■ **Data listing**
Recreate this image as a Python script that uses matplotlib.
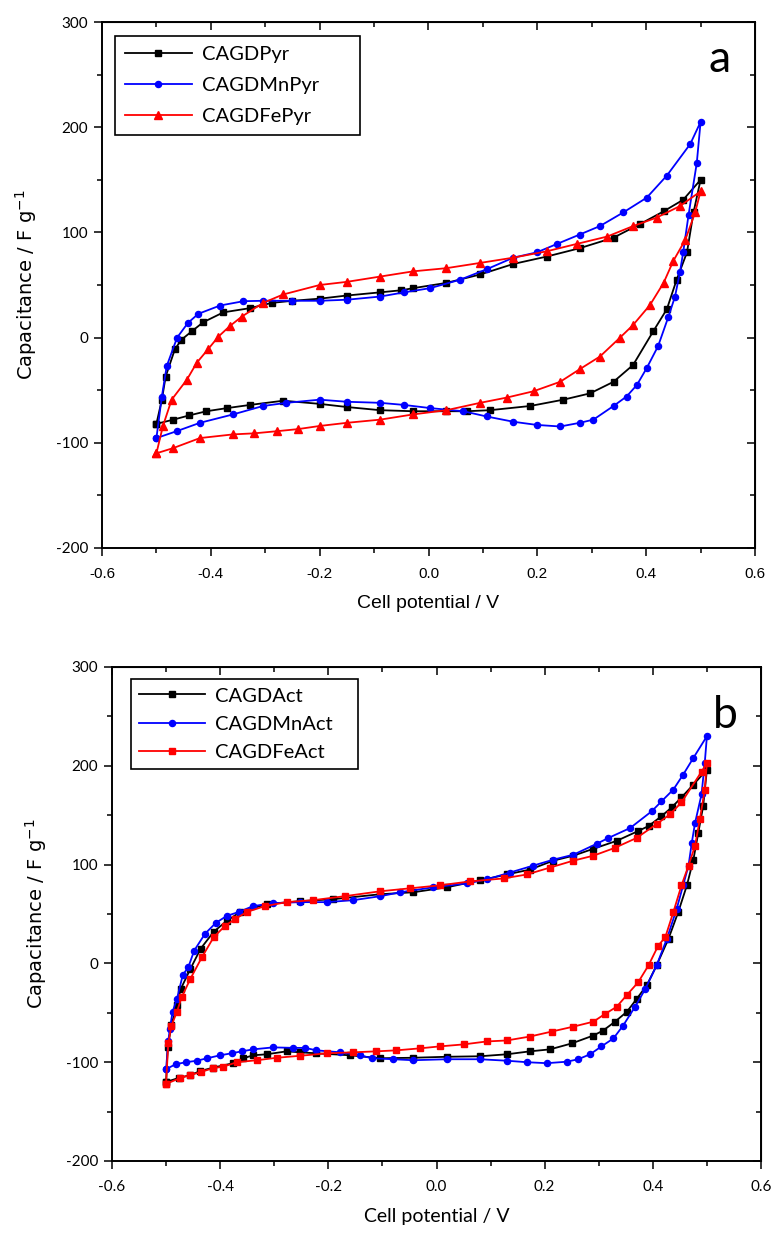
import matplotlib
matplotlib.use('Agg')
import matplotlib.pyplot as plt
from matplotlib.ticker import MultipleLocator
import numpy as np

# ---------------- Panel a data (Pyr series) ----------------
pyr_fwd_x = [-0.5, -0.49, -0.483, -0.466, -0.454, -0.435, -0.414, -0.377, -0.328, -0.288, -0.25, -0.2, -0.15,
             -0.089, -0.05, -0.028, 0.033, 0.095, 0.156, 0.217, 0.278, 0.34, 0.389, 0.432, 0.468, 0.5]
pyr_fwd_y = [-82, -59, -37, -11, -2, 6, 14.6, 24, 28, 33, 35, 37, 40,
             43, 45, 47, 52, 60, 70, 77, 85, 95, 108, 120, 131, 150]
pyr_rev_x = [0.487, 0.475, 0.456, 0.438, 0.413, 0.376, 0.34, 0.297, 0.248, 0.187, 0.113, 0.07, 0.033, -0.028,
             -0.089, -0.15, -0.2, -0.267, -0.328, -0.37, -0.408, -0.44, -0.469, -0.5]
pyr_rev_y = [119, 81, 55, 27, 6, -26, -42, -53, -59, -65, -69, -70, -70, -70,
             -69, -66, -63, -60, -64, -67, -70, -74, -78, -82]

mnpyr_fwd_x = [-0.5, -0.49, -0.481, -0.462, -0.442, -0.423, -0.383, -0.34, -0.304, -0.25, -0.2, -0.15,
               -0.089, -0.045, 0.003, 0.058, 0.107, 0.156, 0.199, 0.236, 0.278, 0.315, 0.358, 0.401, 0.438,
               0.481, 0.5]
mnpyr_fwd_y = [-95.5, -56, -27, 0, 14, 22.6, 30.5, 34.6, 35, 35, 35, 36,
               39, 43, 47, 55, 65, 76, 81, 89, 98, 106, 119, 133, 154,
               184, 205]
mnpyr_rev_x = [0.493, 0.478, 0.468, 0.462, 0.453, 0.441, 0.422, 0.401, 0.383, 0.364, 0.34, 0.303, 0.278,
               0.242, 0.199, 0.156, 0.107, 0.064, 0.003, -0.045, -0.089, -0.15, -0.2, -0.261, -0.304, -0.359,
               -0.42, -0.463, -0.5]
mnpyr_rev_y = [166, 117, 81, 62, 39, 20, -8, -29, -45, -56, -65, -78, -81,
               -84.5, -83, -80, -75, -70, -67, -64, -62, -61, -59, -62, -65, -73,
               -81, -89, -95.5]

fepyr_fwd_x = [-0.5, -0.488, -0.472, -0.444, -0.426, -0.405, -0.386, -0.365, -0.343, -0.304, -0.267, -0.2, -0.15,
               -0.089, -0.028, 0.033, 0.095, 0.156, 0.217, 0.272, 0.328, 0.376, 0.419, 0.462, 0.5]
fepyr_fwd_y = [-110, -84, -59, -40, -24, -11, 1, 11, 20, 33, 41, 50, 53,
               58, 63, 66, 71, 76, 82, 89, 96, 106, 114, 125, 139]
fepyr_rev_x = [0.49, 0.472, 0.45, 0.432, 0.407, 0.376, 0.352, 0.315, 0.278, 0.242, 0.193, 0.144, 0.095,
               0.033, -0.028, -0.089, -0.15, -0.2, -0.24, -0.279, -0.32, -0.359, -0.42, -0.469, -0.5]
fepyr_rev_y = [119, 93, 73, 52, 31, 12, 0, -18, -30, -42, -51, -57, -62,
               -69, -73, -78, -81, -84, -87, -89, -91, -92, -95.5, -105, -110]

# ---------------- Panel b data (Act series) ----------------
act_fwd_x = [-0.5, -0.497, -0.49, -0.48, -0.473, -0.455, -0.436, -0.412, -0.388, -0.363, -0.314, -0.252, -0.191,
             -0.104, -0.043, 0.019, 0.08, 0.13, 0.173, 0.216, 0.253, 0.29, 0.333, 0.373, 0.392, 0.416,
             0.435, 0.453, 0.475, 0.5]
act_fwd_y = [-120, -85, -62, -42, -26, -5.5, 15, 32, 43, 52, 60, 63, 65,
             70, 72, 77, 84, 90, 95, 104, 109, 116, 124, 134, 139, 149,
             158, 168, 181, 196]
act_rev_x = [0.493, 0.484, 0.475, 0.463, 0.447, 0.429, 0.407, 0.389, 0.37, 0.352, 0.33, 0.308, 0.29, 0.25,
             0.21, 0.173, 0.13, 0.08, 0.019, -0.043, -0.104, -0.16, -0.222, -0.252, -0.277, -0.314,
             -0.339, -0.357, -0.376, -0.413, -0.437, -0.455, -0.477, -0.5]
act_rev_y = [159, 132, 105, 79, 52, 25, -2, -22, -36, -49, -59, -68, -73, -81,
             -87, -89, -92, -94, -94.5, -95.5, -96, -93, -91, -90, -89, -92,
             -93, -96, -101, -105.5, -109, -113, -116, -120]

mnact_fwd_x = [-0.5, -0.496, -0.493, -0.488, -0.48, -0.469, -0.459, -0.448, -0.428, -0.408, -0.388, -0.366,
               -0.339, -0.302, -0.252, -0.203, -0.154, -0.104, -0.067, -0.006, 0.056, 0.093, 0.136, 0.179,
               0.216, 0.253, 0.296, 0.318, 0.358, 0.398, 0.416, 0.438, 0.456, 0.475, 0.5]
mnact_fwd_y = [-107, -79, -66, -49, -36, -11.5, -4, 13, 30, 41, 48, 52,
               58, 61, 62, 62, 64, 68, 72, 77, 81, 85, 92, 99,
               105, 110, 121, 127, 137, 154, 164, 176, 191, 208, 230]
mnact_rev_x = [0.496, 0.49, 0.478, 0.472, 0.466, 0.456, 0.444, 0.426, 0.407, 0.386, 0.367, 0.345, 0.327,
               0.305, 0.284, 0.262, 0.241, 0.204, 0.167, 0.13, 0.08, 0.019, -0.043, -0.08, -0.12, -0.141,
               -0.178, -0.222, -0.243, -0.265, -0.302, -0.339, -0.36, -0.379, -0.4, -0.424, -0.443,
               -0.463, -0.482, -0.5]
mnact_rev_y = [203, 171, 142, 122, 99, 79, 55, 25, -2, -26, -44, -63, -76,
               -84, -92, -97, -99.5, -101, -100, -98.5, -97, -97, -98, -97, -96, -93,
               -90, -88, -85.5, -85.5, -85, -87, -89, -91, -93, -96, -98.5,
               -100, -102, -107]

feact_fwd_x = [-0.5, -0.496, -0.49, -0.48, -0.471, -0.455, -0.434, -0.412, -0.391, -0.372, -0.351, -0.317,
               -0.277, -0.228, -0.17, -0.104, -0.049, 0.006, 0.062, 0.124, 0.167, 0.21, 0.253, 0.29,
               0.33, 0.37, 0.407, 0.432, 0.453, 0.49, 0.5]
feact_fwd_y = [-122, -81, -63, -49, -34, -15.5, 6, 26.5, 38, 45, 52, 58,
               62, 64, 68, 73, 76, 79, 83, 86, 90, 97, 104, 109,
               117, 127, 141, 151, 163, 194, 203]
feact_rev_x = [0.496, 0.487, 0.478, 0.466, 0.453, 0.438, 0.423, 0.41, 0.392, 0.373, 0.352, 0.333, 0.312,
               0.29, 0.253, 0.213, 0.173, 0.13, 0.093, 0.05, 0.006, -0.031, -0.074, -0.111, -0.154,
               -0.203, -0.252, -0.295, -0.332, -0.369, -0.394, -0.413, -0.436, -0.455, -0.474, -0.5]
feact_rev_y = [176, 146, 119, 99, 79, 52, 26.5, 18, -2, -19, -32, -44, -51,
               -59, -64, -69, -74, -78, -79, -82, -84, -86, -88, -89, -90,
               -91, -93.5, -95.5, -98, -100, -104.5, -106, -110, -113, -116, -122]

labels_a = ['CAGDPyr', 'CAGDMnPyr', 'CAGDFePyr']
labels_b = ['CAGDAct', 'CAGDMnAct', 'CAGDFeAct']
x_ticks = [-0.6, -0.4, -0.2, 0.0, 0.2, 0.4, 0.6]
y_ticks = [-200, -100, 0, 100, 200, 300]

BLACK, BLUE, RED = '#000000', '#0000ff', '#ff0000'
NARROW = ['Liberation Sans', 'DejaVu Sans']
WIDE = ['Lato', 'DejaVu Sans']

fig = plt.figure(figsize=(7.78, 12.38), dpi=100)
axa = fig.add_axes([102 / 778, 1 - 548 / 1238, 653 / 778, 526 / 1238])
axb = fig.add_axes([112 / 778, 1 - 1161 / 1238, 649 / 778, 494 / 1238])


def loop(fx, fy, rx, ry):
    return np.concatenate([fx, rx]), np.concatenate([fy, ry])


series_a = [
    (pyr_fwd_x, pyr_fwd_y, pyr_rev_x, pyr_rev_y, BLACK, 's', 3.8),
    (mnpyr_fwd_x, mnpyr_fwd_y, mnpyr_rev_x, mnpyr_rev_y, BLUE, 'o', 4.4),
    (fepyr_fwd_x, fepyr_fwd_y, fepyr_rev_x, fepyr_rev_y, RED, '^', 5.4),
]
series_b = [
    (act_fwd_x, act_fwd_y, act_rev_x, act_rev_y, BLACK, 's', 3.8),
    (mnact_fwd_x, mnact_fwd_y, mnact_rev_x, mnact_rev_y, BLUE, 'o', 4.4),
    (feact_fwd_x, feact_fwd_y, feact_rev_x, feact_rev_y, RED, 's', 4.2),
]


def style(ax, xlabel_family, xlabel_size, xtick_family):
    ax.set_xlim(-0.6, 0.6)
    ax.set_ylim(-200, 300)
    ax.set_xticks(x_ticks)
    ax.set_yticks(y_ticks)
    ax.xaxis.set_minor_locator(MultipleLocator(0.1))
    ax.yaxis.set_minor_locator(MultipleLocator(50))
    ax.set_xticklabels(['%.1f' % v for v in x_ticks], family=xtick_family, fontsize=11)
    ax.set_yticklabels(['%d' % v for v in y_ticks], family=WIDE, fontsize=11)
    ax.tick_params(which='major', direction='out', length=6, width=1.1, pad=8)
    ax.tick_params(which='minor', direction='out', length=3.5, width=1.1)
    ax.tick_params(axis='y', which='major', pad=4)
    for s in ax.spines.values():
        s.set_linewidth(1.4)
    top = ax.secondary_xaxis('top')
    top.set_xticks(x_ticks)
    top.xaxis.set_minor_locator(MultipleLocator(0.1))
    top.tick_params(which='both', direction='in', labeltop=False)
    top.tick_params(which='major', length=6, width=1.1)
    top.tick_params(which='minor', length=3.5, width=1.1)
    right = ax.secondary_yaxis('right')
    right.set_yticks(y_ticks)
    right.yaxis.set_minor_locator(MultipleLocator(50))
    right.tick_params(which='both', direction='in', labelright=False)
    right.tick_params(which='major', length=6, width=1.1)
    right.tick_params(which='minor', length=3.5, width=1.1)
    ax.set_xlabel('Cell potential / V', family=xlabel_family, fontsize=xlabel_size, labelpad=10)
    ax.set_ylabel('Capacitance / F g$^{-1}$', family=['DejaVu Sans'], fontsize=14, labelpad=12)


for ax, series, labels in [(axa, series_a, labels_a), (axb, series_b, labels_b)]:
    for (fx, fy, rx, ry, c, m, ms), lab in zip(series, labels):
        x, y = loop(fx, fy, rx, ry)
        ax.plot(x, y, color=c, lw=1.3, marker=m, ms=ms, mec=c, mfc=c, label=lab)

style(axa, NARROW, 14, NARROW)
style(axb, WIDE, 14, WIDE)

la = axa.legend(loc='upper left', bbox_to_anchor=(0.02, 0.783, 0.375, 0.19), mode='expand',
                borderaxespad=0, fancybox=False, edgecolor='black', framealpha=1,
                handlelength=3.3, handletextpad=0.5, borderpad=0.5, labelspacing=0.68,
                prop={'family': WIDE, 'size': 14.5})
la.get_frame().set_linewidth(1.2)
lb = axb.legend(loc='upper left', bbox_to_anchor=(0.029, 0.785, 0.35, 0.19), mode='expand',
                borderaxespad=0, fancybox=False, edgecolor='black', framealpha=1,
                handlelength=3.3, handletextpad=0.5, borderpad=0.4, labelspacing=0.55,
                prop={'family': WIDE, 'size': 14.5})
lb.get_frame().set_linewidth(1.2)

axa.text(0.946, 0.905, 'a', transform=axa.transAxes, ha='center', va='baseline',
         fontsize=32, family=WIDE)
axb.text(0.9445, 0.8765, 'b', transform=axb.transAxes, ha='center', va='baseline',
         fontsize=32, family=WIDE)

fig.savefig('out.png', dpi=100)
* * *
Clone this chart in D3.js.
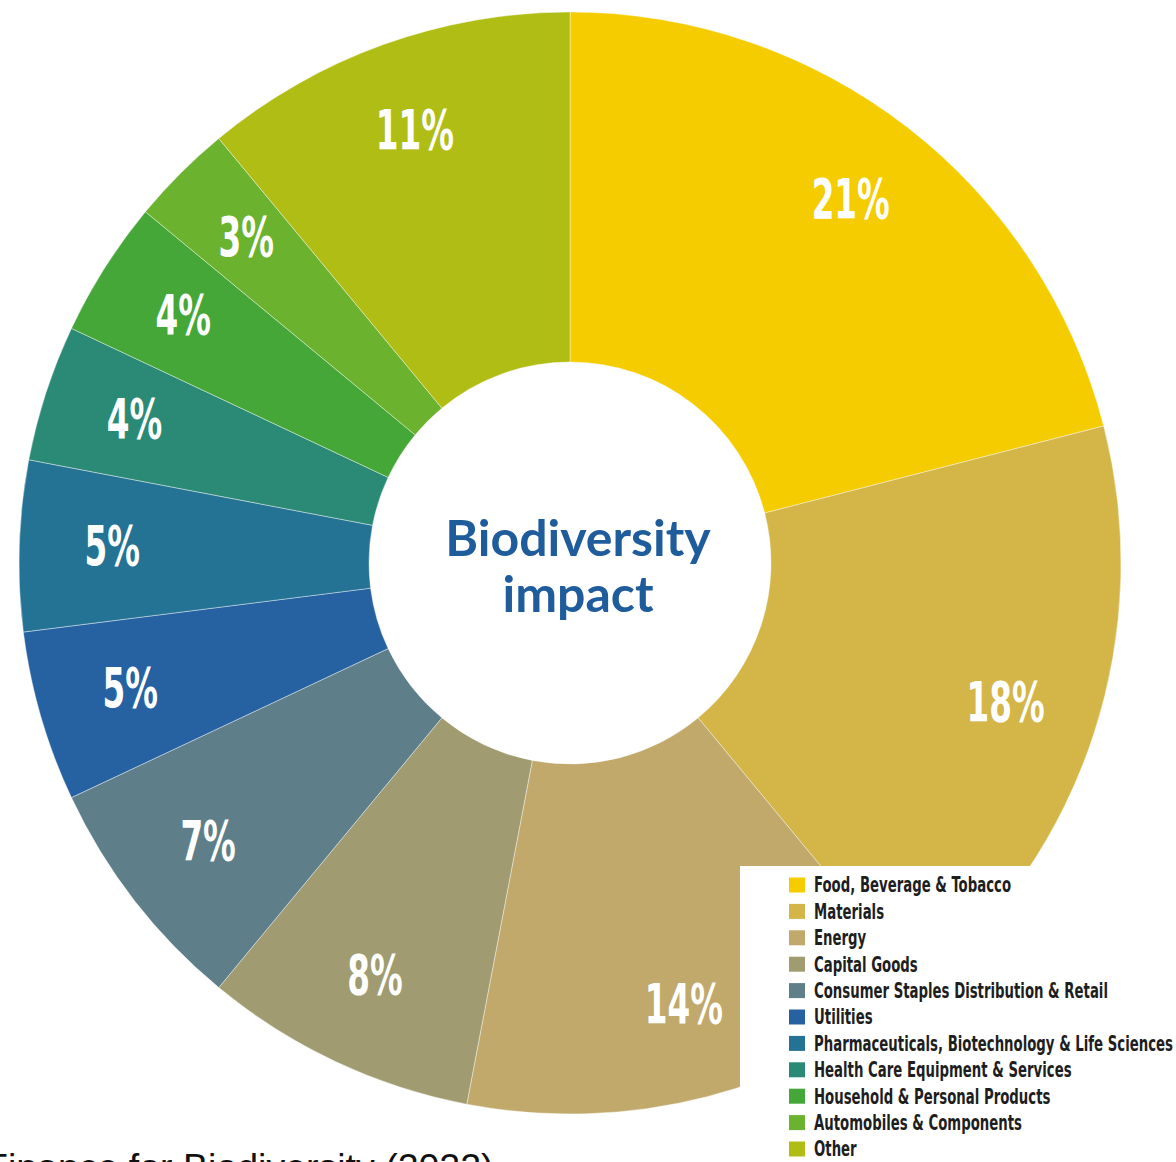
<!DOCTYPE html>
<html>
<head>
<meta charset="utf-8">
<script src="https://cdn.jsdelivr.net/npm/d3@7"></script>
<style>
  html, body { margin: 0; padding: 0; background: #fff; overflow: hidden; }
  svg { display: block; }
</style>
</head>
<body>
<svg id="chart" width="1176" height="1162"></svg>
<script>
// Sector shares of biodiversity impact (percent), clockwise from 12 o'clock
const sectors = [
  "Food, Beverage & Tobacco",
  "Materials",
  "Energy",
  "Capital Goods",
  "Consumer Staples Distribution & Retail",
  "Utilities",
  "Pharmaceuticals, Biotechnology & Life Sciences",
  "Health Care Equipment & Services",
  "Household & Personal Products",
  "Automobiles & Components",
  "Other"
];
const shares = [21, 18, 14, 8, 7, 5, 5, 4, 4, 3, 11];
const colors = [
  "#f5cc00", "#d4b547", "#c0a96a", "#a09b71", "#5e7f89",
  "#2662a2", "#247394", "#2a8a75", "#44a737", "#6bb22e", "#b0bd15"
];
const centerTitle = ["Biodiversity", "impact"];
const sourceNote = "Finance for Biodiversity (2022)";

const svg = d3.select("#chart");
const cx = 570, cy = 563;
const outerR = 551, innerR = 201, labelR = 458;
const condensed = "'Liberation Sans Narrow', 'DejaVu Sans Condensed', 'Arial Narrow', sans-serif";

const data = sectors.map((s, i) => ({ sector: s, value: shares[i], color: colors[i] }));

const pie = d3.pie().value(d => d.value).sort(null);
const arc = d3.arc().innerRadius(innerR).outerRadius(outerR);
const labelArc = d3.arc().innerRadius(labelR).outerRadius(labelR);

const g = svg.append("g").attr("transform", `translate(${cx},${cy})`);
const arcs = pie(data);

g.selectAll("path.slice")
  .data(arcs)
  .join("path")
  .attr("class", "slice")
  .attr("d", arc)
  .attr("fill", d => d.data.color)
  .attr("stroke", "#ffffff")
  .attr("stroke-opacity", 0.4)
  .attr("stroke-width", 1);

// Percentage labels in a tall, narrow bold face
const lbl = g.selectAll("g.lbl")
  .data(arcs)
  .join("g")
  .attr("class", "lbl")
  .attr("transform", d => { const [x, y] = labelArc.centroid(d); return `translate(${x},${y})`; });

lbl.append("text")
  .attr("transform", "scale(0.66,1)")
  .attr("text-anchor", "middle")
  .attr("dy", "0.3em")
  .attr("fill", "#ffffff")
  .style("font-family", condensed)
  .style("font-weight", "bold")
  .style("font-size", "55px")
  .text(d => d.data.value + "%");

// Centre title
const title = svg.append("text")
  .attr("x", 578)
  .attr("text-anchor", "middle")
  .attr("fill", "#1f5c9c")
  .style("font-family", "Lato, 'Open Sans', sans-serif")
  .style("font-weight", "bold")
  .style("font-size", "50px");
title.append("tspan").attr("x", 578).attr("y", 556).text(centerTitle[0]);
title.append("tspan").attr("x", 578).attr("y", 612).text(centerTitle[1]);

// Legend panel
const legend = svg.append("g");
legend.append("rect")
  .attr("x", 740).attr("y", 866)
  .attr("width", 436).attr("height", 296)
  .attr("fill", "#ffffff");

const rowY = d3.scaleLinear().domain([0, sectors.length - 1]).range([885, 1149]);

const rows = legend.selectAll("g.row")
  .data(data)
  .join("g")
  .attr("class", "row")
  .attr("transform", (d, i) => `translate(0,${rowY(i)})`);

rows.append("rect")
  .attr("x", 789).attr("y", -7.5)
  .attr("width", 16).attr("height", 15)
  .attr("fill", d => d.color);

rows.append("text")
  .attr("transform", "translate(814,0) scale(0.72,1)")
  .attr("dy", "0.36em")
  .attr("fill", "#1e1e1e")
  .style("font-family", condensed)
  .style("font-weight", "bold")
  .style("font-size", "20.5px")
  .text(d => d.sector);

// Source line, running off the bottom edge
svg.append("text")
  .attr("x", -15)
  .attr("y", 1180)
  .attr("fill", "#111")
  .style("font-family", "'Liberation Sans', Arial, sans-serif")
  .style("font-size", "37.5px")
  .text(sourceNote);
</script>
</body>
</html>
---
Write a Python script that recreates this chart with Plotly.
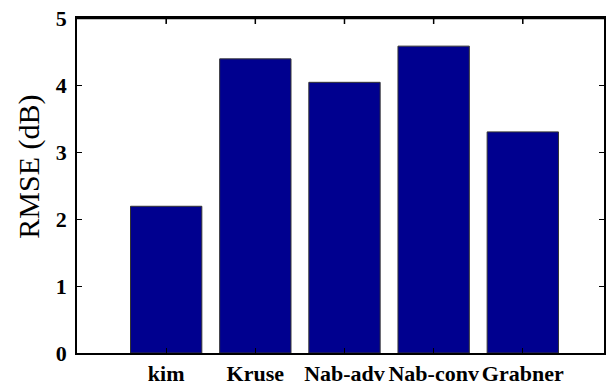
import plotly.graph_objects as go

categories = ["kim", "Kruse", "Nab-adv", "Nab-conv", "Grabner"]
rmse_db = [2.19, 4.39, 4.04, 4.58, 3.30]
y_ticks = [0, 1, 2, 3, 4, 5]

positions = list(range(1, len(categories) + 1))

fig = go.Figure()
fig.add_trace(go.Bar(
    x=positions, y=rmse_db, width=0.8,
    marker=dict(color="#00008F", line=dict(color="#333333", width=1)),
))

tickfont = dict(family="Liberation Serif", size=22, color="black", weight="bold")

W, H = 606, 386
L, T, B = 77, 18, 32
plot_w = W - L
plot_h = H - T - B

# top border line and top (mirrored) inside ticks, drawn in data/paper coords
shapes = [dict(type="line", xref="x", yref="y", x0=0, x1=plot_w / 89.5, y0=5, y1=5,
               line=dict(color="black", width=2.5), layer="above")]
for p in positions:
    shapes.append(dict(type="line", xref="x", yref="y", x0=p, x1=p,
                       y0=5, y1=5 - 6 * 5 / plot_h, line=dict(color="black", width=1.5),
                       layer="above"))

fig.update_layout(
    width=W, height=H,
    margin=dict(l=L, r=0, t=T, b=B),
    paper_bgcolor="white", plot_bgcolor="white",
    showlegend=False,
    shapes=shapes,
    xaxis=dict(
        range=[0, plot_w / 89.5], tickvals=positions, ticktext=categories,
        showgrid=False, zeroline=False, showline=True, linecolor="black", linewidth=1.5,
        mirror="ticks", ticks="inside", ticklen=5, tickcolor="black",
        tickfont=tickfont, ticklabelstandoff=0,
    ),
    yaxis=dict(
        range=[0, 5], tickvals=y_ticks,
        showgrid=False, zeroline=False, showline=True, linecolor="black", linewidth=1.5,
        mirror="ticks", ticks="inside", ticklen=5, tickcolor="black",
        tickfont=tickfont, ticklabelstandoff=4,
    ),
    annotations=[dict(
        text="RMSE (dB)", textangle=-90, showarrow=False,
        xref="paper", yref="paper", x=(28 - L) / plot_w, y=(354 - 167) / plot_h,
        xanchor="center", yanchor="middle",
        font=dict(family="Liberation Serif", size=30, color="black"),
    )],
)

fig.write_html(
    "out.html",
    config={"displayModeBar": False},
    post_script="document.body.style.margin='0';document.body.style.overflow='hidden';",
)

■ **Objective**
Please quote only the span of lines whose first line contains "Recreate this image" and whose last line contains "import numpy as np", leaving every picture out.

■ **Written response**
Recreate this image as a Python script that uses matplotlib.
import matplotlib
matplotlib.use('Agg')
import matplotlib.pyplot as plt
from matplotlib.ticker import MultipleLocator
import numpy as np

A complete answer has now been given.